――マツダの社内で「モノ造り革新」と呼ばれる開発から生産に至るきめ細かい業務改革がなされてきました。これが、1ドル=77円の超円高下でも利益を出せる経営体質を生んだということですね。

他社と比べ、国内での生産比率が高く、規模も限られています。国内生産を維持するためには、内需を高めることが必要です。しかし、国内市場では若者のクルマ離れが進んでいると言われています。そういうお客様にも、駐車料金などの維持費を支払ってでも、このクルマが欲しいと思ってもらえるような、付加価値のある商品を効率よく開発して生産することが絶対条件です。手を緩めずに1つ1つ実績を積み重ねていきます。

――来春にはメキシコの新工場が本格稼働する予定です。国内の工場のように、モノ造り革新で取り組んでいる効率の高い生産技術を導入するつもりですか。

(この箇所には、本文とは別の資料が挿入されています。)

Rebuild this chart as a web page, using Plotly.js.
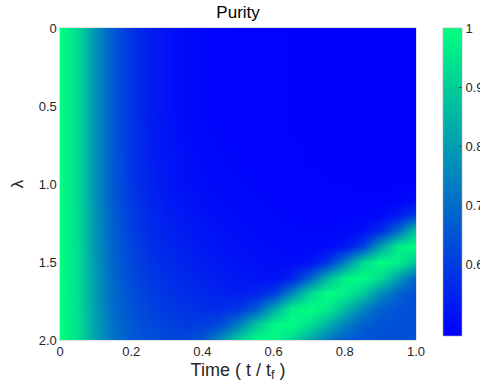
<!DOCTYPE html>
<html>
<head>
<meta charset="utf-8">
<script src="https://cdn.plot.ly/plotly-3.0.1.min.js"></script>
<style>html,body{margin:0;padding:0;background:#fff;}#chart{width:480px;height:385px;}</style>
</head>
<body>
<div id="chart"></div>
<script>
// time axis (t / t_f)
const timeVals = [0,0.05,0.1,0.15,0.2,0.25,0.3,0.35,0.4,0.45,0.5,0.55,0.6,0.65,0.7,0.75,0.8,0.85,0.9,0.95,1.0];
// lambda axis
const lambdaVals = [0,0.1,0.2,0.3,0.4,0.5,0.6,0.7,0.8,0.9,1.0,1.1,1.2,1.3,1.4,1.5,1.6,1.7,1.8,1.9,2.0];
// purity values, one row per lambda
const purity = [
 [1.00,0.925,0.77,0.66,0.585,0.54,0.515,0.498,0.49,0.486,0.484,0.483,0.482,0.481,0.48,0.48,0.48,0.48,0.48,0.48,0.48],
 [1.00,0.925,0.77,0.66,0.585,0.54,0.515,0.498,0.49,0.486,0.484,0.483,0.482,0.481,0.48,0.48,0.48,0.48,0.48,0.48,0.48],
 [1.00,0.925,0.77,0.66,0.585,0.54,0.515,0.498,0.49,0.486,0.484,0.483,0.482,0.481,0.48,0.48,0.48,0.48,0.48,0.48,0.48],
 [1.00,0.925,0.77,0.66,0.585,0.54,0.515,0.498,0.49,0.486,0.484,0.483,0.482,0.481,0.48,0.48,0.48,0.48,0.48,0.48,0.48],
 [1.00,0.925,0.77,0.66,0.585,0.54,0.515,0.498,0.49,0.486,0.484,0.483,0.482,0.481,0.48,0.48,0.48,0.48,0.48,0.48,0.48],
 [1.00,0.925,0.77,0.66,0.585,0.54,0.515,0.498,0.49,0.486,0.484,0.483,0.482,0.481,0.48,0.48,0.48,0.48,0.48,0.48,0.48],
 [1.00,0.925,0.77,0.66,0.586,0.541,0.517,0.50,0.492,0.487,0.485,0.483,0.482,0.481,0.48,0.48,0.48,0.48,0.48,0.48,0.48],
 [1.00,0.925,0.77,0.66,0.587,0.543,0.519,0.503,0.494,0.489,0.486,0.484,0.482,0.481,0.48,0.48,0.48,0.48,0.48,0.48,0.48],
 [1.00,0.925,0.77,0.66,0.588,0.545,0.522,0.506,0.497,0.492,0.488,0.485,0.483,0.482,0.481,0.48,0.48,0.48,0.48,0.48,0.48],
 [1.00,0.925,0.77,0.66,0.589,0.547,0.524,0.509,0.50,0.494,0.49,0.487,0.484,0.482,0.481,0.481,0.48,0.48,0.48,0.48,0.48],
 [1.00,0.925,0.77,0.66,0.591,0.55,0.527,0.512,0.503,0.497,0.493,0.489,0.486,0.484,0.482,0.481,0.481,0.48,0.48,0.48,0.482],
 [1.00,0.925,0.772,0.665,0.596,0.556,0.533,0.518,0.508,0.502,0.497,0.492,0.488,0.486,0.484,0.483,0.482,0.482,0.483,0.487,0.50],
 [1.00,0.926,0.775,0.67,0.603,0.563,0.54,0.525,0.514,0.507,0.501,0.496,0.492,0.489,0.487,0.486,0.486,0.488,0.495,0.53,0.60],
 [1.00,0.927,0.778,0.675,0.61,0.57,0.548,0.533,0.521,0.512,0.505,0.50,0.496,0.493,0.491,0.491,0.495,0.51,0.57,0.70,0.90],
 [1.00,0.928,0.78,0.68,0.617,0.578,0.556,0.541,0.528,0.518,0.51,0.504,0.50,0.497,0.495,0.497,0.52,0.61,0.80,0.96,1.0],
 [1.00,0.929,0.784,0.685,0.624,0.587,0.565,0.55,0.537,0.526,0.517,0.51,0.505,0.503,0.512,0.58,0.74,0.92,1.0,0.97,0.88],
 [1.00,0.93,0.788,0.69,0.632,0.596,0.575,0.56,0.548,0.536,0.526,0.517,0.512,0.545,0.67,0.85,0.98,0.995,0.93,0.80,0.68],
 [1.00,0.932,0.792,0.695,0.64,0.606,0.586,0.572,0.56,0.55,0.542,0.55,0.60,0.75,0.915,1.0,0.975,0.89,0.77,0.68,0.64],
 [1.00,0.934,0.796,0.70,0.648,0.617,0.598,0.585,0.575,0.57,0.59,0.665,0.83,0.97,1.0,0.96,0.86,0.75,0.675,0.648,0.635],
 [1.00,0.936,0.80,0.708,0.656,0.628,0.61,0.60,0.603,0.63,0.73,0.877,0.985,0.995,0.945,0.845,0.74,0.675,0.65,0.64,0.64],
 [1.00,0.94,0.805,0.715,0.665,0.645,0.63,0.625,0.66,0.77,0.915,0.995,0.99,0.925,0.82,0.725,0.67,0.65,0.64,0.645,0.65]
];
const xTickVals = [0,0.2,0.4,0.6,0.8,1.0];
const xTickText = ["0","0.2","0.4","0.6","0.8","1.0"];
const yTickVals = [0,0.5,1.0,1.5,2.0];
const yTickText = ["0","0.5","1.0","1.5","2.0"];
const cbTickVals = [0.6,0.7,0.8,0.9,1];
const cbTickText = ["0.6","0.7","0.8","0.9","1"];

const font = "Arial, 'Liberation Sans', Helvetica, sans-serif";
const trace = {
  type: 'heatmap',
  x: timeVals, y: lambdaVals, z: purity,
  zsmooth: 'best',
  zmin: 0.48, zmax: 1,
  colorscale: [[0,'rgb(0,0,255)'],[1,'rgb(0,255,128)']],
  colorbar: {
    x: 1.0758, xanchor: 'left', xref: 'paper',
    y: 1, yanchor: 'top', len: 0.987, lenmode: 'fraction',
    thickness: 19, thicknessmode: 'pixels',
    outlinewidth: 0.6, outlinecolor: '#aaaaaa',
    tickmode: 'array', tickvals: cbTickVals, ticktext: cbTickText,
    ticks: 'inside', ticklen: 3, tickcolor: '#444',
    tickfont: {family: font, size: 13, color: '#262626'},
    xpad: 0, ypad: 0
  },
  hoverinfo: 'skip'
};
const layout = {
  width: 480, height: 385,
  margin: {l: 60, r: 64, t: 28, b: 45, autoexpand: false},
  paper_bgcolor: '#fff', plot_bgcolor: '#fff',
  title: {text: 'Purity', font: {family: font, size: 17, color: '#000'}, x: 0.496, xanchor: 'center', y: 0.968, yanchor: 'middle'},
  xaxis: {
    range: [0, 1], tickmode: 'array', tickvals: xTickVals, ticktext: xTickText,
    ticks: '', showgrid: false, zeroline: false,
    showline: true, linecolor: '#cccccc', linewidth: 0.6, mirror: true,
    tickfont: {family: font, size: 13, color: '#262626'},
    title: {text: 'Time ( t / t<sub>f</sub> )', font: {family: font, size: 18, color: '#262626'}, standoff: 4}
  },
  yaxis: {
    range: [2, 0], tickmode: 'array', tickvals: yTickVals, ticktext: yTickText,
    ticks: '', showgrid: false, zeroline: false,
    showline: true, linecolor: '#cccccc', linewidth: 0.6, mirror: true,
    tickfont: {family: font, size: 13, color: '#262626'},
    title: {text: 'λ', font: {family: font, size: 17, color: '#262626'}, standoff: 10}
  }
};
Plotly.newPlot('chart', [trace], layout, {displayModeBar: false, staticPlot: true});
</script>
</body>
</html>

はい。国内の防府工場などで取り入れている生産プロセスとまったく同じ生産システムを導入します。働く人の負担にならない作業は、自動化率は低くなりますが、品質にも問題なく国産車と同じクルマがつくれる。これは、国内で立ち上げたスタッフ全員が現地でも徹底的に指導するためです。弊社の生産プロセスは標準化されていて、設計図も流用できる。海外拠点を増やす場合でも効率化が図れ、設備投資を抑える効果も大きいです。

マツダ社長兼CEO 小飼雅道
1954年、長野県茅野市生まれ。77年東北大学工学部卒業後、東洋工業(現マツダ)に入社。04年執行役員防府工場長、06年執行役員オートアライアンス(タイランド)Co.,Ltd社長、08年常務執行役員、10年専務執行役員、同年取締役専務執行役員を経て、13年6月から現職。